▶ **WRITTEN TASK**:
State only how many lines contain the string "seaborn".
★ ★ ★ ★ ★ ★ ★
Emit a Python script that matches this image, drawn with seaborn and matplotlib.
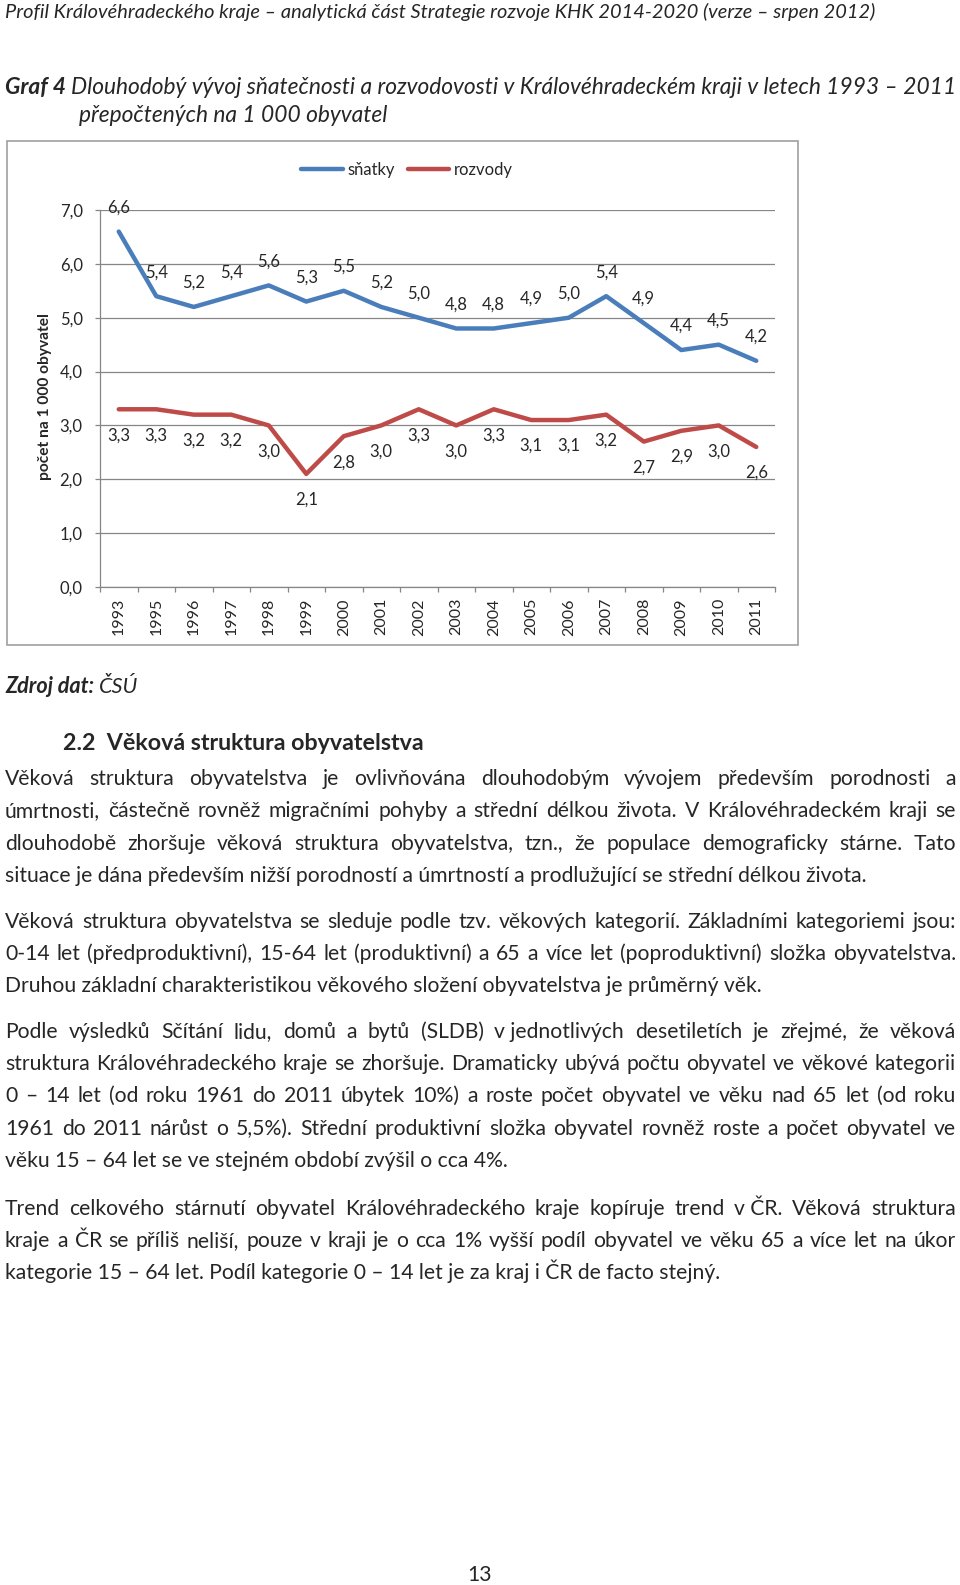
import matplotlib
matplotlib.use('Agg')
import matplotlib.pyplot as plt
import seaborn as sns
import pandas as pd
from matplotlib.lines import Line2D
from matplotlib.patches import Rectangle

# ---------------- data ----------------
roky = ['1993', '1995', '1996', '1997', '1998', '1999', '2000', '2001', '2002',
        '2003', '2004', '2005', '2006', '2007', '2008', '2009', '2010', '2011']
snatky = [6.6, 5.4, 5.2, 5.4, 5.6, 5.3, 5.5, 5.2, 5.0, 4.8, 4.8, 4.9, 5.0, 5.4, 4.9, 4.4, 4.5, 4.2]
rozvody = [3.3, 3.3, 3.2, 3.2, 3.0, 2.1, 2.8, 3.0, 3.3, 3.0, 3.3, 3.1, 3.1, 3.2, 2.7, 2.9, 3.0, 2.6]
serie = ['sňatky', 'rozvody']
barvy = ['#4A7EBB', '#BE4B48']
y_ticks = [0, 1, 2, 3, 4, 5, 6, 7]

hlavicka = 'Profil Královéhradeckého kraje – analytická část Strategie rozvoje KHK 2014-2020 (verze – srpen 2012)'
graf_cislo = 'Graf 4'
graf_nazev1 = 'Dlouhodobý vývoj sňatečnosti a rozvodovosti v Královéhradeckém kraji v letech 1993 – 2011'
graf_nazev2 = 'přepočtených na 1 000 obyvatel'
osa_y = 'počet na 1 000 obyvatel'
zdroj_b = 'Zdroj dat:'
zdroj_i = 'ČSÚ'
nadpis = '2.2  Věková struktura obyvatelstva'
NB = '\u00a0'
odstavce = [
    ['Věková struktura obyvatelstva je ovlivňována dlouhodobým vývojem především porodnosti a',
     'úmrtnosti, částečně rovněž migračními pohyby a střední délkou života. V Královéhradeckém kraji se',
     'dlouhodobě zhoršuje věková struktura obyvatelstva, tzn., že populace demograficky stárne. Tato',
     'situace je dána především nižší porodností a úmrtností a prodlužující se střední délkou života.'],
    ['Věková struktura obyvatelstva se sleduje podle tzv. věkových kategorií. Základními kategoriemi jsou:',
     '0-14 let (předproduktivní), 15-64 let (produktivní) a 65 a více let (poproduktivní) složka obyvatelstva.',
     'Druhou základní charakteristikou věkového složení obyvatelstva je průměrný věk.'],
    ['Podle výsledků Sčítání lidu, domů a bytů (SLDB) v' + NB + 'jednotlivých desetiletích je zřejmé, že věková',
     'struktura Královéhradeckého kraje se zhoršuje. Dramaticky ubývá počtu obyvatel ve věkové kategorii',
     '0 – 14 let (od roku 1961 do 2011 úbytek 10%) a roste počet obyvatel ve věku nad 65 let (od roku',
     '1961 do 2011 nárůst o 5,5%). Střední produktivní složka obyvatel rovněž roste a počet obyvatel ve',
     'věku 15 – 64 let se ve stejném období zvýšil o cca 4%.'],
    ['Trend celkového stárnutí obyvatel Královéhradeckého kraje kopíruje trend v' + NB + 'ČR. Věková struktura',
     'kraje a ČR se příliš neliší, pouze v kraji je o cca 1% vyšší podíl obyvatel ve věku 65 a více let na úkor',
     'kategorie 15 – 64 let. Podíl kategorie 0 – 14 let je za kraj i ČR de facto stejný.'],
]
radky_y = [[779, 811, 844, 876], [922, 954, 986], [1032, 1064, 1096, 1129, 1161], [1207, 1239, 1271]]
strana = '13'

# ---------------- setup ----------------
sns.set_style('white')
plt.rcParams['font.family'] = ['Lato', 'DejaVu Sans']
W, H = 960, 1585
fig = plt.figure(figsize=(W / 100, H / 100), dpi=100)
fig.patch.set_facecolor('white')
r = fig.canvas.get_renderer()


def fx(x):
    return x / W


def fy(y):
    return 1 - y / H


def tw(s, **kw):
    t = fig.text(0, 0, s, **kw)
    w = t.get_window_extent(r).width
    t.remove()
    return w


def base_off(s, **kw):
    """pixels from bbox centre to baseline (negative => baseline below centre)"""
    t = fig.text(0, 0.5, s, va='baseline', **kw)
    bb = t.get_window_extent(r)
    t.remove()
    return 0.5 * H - (bb.y0 + bb.y1) / 2


def fit(s, target, **kw):
    return 20 * target / tw(s, fontsize=20, **kw)


# ---------------- chart ----------------
GRID = '#868686'
FS = 12
ax = fig.add_axes([fx(100), fy(587), 675 / W, 377 / H])
df = pd.DataFrame({'rok': roky * 2,
                   'hodnota': snatky + rozvody,
                   'řada': [serie[0]] * len(roky) + [serie[1]] * len(roky)})
sns.lineplot(data=df, x='rok', y='hodnota', hue='řada', hue_order=serie,
             palette=dict(zip(serie, barvy)), linewidth=3.2, ax=ax, legend=False,
             sort=False, estimator=None)
for ln in ax.lines:
    ln.set_solid_joinstyle('round')
    ln.set_solid_capstyle('round')

ax.set_ylim(0, 7)
ax.set_xlim(-0.5, len(roky) - 0.5)
ax.set_yticks(y_ticks)
ax.set_yticklabels([f'{v:.1f}'.replace('.', ',') for v in y_ticks])
ax.set_xticks(range(len(roky)))
ax.set_xticklabels(roky, rotation=90)
ax.set_xticks([i - 0.5 for i in range(len(roky) + 1)], minor=True)
ax.yaxis.grid(True, color=GRID, lw=0.9)
ax.xaxis.grid(False)
ax.set_axisbelow(True)
for s in ['top', 'right']:
    ax.spines[s].set_visible(False)
for s in ['left', 'bottom']:
    ax.spines[s].set_color(GRID)
    ax.spines[s].set_linewidth(0.9)
ax.tick_params(axis='y', length=3.5, width=0.9, color=GRID, pad=9, labelsize=FS, left=True)
ax.tick_params(axis='x', which='major', length=0, pad=8, labelsize=11.5, bottom=True)
ax.tick_params(axis='x', which='minor', length=3.6, width=0.9, color=GRID, direction='out', bottom=True)
ax.set_xlabel('')
ax.set_ylabel('')

for i, v in enumerate(snatky):
    ax.annotate(f'{v:.1f}'.replace('.', ','), (i, v), xytext=(0, 17.3), textcoords='offset points',
                ha='center', va='center', fontsize=FS)
for i, v in enumerate(rozvody):
    ax.annotate(f'{v:.1f}'.replace('.', ','), (i, v), xytext=(0, -18.7), textcoords='offset points',
                ha='center', va='center', fontsize=FS)

ys = fit(osa_y, 167, fontweight='bold')
fig.text(fx(45), fy(397), osa_y, rotation=90, ha='center', va='center', fontsize=ys, fontweight='bold')

handles = [Line2D([], [], color=c, lw=3.2) for c in barvy]
fig.legend(handles, serie, loc='center', bbox_to_anchor=(fx(407), fy(170)), ncol=2, frameon=False,
           fontsize=FS, handlelength=2.5, handletextpad=0.3, columnspacing=0.75)

fig.patches.append(Rectangle((fx(7), fy(645)), (798 - 7) / W, (645 - 141) / H,
                             transform=fig.transFigure, fill=False, ec='#A0A0A0', lw=1.2))

# ---------------- page text ----------------
def space_w(**kw):
    return tw('a a', **kw) - tw('aa', **kw)


# header
hs = fit(hlavicka, 867, style='italic')
fig.text(fx(5), fy(12), hlavicka, fontsize=hs, style='italic', ha='left', va='center')

# graph title (two runs)
ts = 20 * 951 / (tw(graf_cislo, fontsize=20, style='italic', fontweight='bold')
                 + space_w(fontsize=20, style='italic')
                 + tw(graf_nazev1, fontsize=20, style='italic'))
off = base_off(graf_cislo + ' ' + graf_nazev1, fontsize=ts, style='italic')
yb = round(87 - off)
fig.text(fx(5), fy(yb), graf_cislo, fontsize=ts, style='italic', fontweight='bold', ha='left', va='baseline')
x2 = 5 + tw(graf_cislo, fontsize=ts, style='italic', fontweight='bold') + space_w(fontsize=ts, style='italic')
fig.text(fx(x2), fy(yb), graf_nazev1, fontsize=ts, style='italic', ha='left', va='baseline')
fig.text(fx(79), fy(115), graf_nazev2, fontsize=ts, style='italic', ha='left', va='center')

# source
zs = 20 * 134 / (tw(zdroj_b, fontsize=20, style='italic', fontweight='bold')
                 + space_w(fontsize=20, style='italic')
                 + tw(zdroj_i, fontsize=20, style='italic'))
off = base_off(zdroj_b + ' ' + zdroj_i, fontsize=zs, style='italic')
yb = round(685 - off)
fig.text(fx(5), fy(yb), zdroj_b, fontsize=zs, style='italic', fontweight='bold', ha='left', va='baseline')
xz = 5 + tw(zdroj_b, fontsize=zs, style='italic', fontweight='bold') + space_w(fontsize=zs, style='italic')
fig.text(fx(xz), fy(yb), zdroj_i, fontsize=zs, style='italic', ha='left', va='baseline')

# heading
ns = fit(nadpis, 362, fontweight='bold')
fig.text(fx(63), fy(744), nadpis, fontsize=ns, fontweight='bold', ha='left', va='center')

# body font size from the last (left-aligned) lines
targets = [875, 762, 500, 712]
ratios = [fit(p[-1], t) for p, t in zip(odstavce, targets)]
bs = sum(ratios) / len(ratios)
X0, X1 = 5, 956
for par, yl in zip(odstavce, radky_y):
    for k, (line, y) in enumerate(zip(par, yl)):
        off = base_off(line, fontsize=bs)
        yb = round(y - off)
        if k == len(par) - 1:
            fig.text(fx(X0), fy(yb), line, fontsize=bs, ha='left', va='baseline')
            continue
        words = line.split(' ')
        ws = [tw(w, fontsize=bs) for w in words]
        gap = (X1 - X0 - sum(ws)) / (len(words) - 1)
        x = X0
        for w, wd in zip(words, ws):
            fig.text(fx(x), fy(yb), w, fontsize=bs, ha='left', va='baseline')
            x += wd + gap

fig.text(fx(480), fy(1575), strana, fontsize=bs, ha='center', va='center')

fig.savefig('out.png', dpi=100, facecolor='white')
★ ★ ★ ★ ★ ★ ★
▶ **TASK ANSWER**:
2